I again let sit overnight to dry before putting them back on the 4Runner.
Step 9. Wet Sand To Remove Orange Peel
Depending on how good your paint is, you might end up with some orange peel. My driver’s side was very minimal and I was already pretty happy with the finished product. However, the passenger side ended up having a lot more orange peel.
I wet sanded the passenger side to get rid of the orange peel. You will want to sand down as much as you want to finalize the look. Once the light is installed, the next step will be to buff the light to remove the scratches and give it the gloss finish.
Step 10. Buff Out Scratches For a Gloss Finish
Now that the lights are ready to be buffed, you will want to install them back onto the 4runner.

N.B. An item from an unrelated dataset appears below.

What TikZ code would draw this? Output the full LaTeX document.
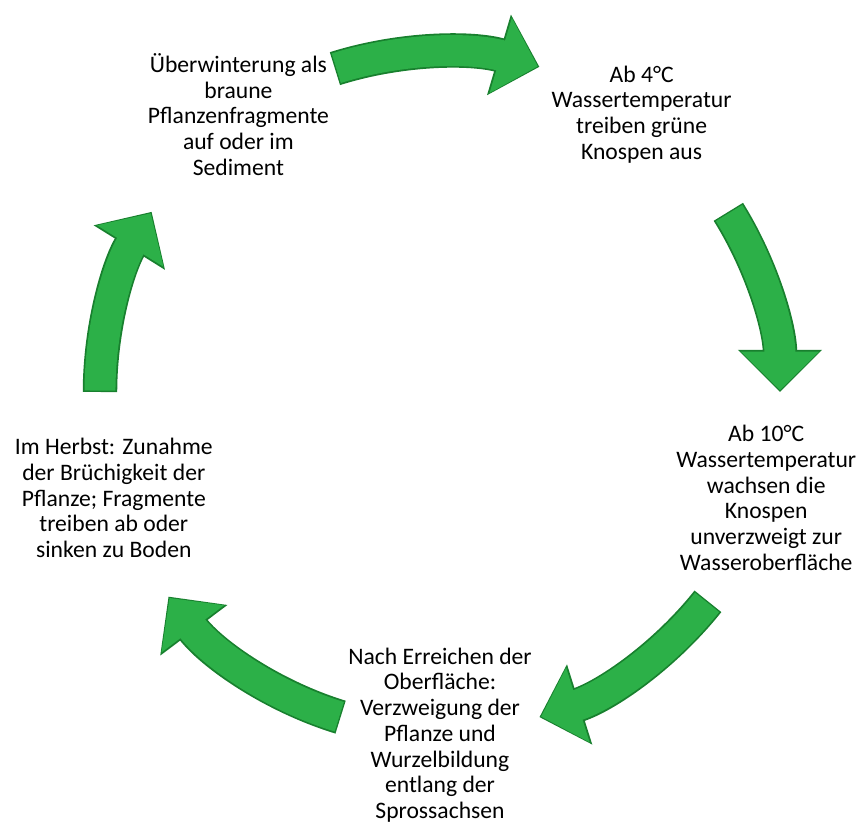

Pro tip: Remember to first put the plastic side pieces back on. Then shove the lights straight on. Make sure they are snug and then tighten the nuts back on. Once the lights are secured, I plugged them in. The 3rd brake light is the plug and the 2 screws.
Tape off all your body paint surrounding the light so you won’t buff anything that doesn’t need to be.
Step 11. Apply Meguiar’s Compound w/ Soft Attachment Pad + Drill
I used a softer attachment pad and added it to my cordless drill.
I put some of the Meguiar’s Compound on the pad and spread it around the light before turning it on. I went through evenly buffing the entire light. Adding compound as needed.
I went over the taillight until I got the desired gloss I wanted. It was about 3-4 total passes over the light. You can take a microfiber towel to wipe clean and see your results. If you still see some imperfections go over it again.
I gave the driver side a much lighter buffing since it was already pretty glossy after the clear coat and I did not sand it.
Step 12. Polish & Wax
Finish up and give the lights a good polish and wax combo. I use Mothers, but whatever your go-to brand is at least put wax on to seal the lights.
And that’s it, you’re all done!
There are different ways to paint the taillights. Some people may only use the nightshades and be happy, or you can use a matte finish instead of a gloss. The video I watched said to sand in between tint and gloss. I didn’t do that because the tint already has a texture and the gloss can stick to it.
If you make any mistakes in the clear coat you can always wet sand it down and re-paint or you can sand and try and buff it out.
Overall I am extremely happy with the outcome and think they look much more professional than the tint decals and far cheaper than buying a set of aftermarket lights.
I am probably just below the intermediate skill level for painting. I’ve painted stuff before, but it’s little one-off projects like this. I think a beginner could do it, but the biggest thing is getting runs in the paint. If you run the tint you risk it being uneven if you have to sand.
Disclaimer: Check your local state laws. In some states, it is illegal to tint taillights and you could get a ticket, especially if you tint the whole light. You also risk people behind you not seeing your brake lights and rear-ending you! Tint at your own risk!
Nice write up.. exactly how I’m going to do it. Nice work.
In the long term view of this how have they held up? Any veining or light crack appearances?
Really been thinking about this exact process
I think they have been holding up great. I can get some pictures for you this week. I don’t see any veining or cracking. I would say, maybe, it could use another quick buff to bring more gloss back but other than that I think its been great.
You did a great job! I would’ve assumed these were aftermarket looking at the photos. And while it “seems” like you did a lot of work, you simply did the work that is required to get those results.(not to diminish the work you’ve done). Never would I have thought that the VHT stuff could look that good.
Ya, honestly I wasn’t sure how good it was going to turn out. I figured worse case I end up buying some aftermarket lights.
That’s a lot of work you put into that . I could not do it. But your results are pretty cool looking. Great job!
Yes, Thank you! This is a true DIY compared to a plug in play option.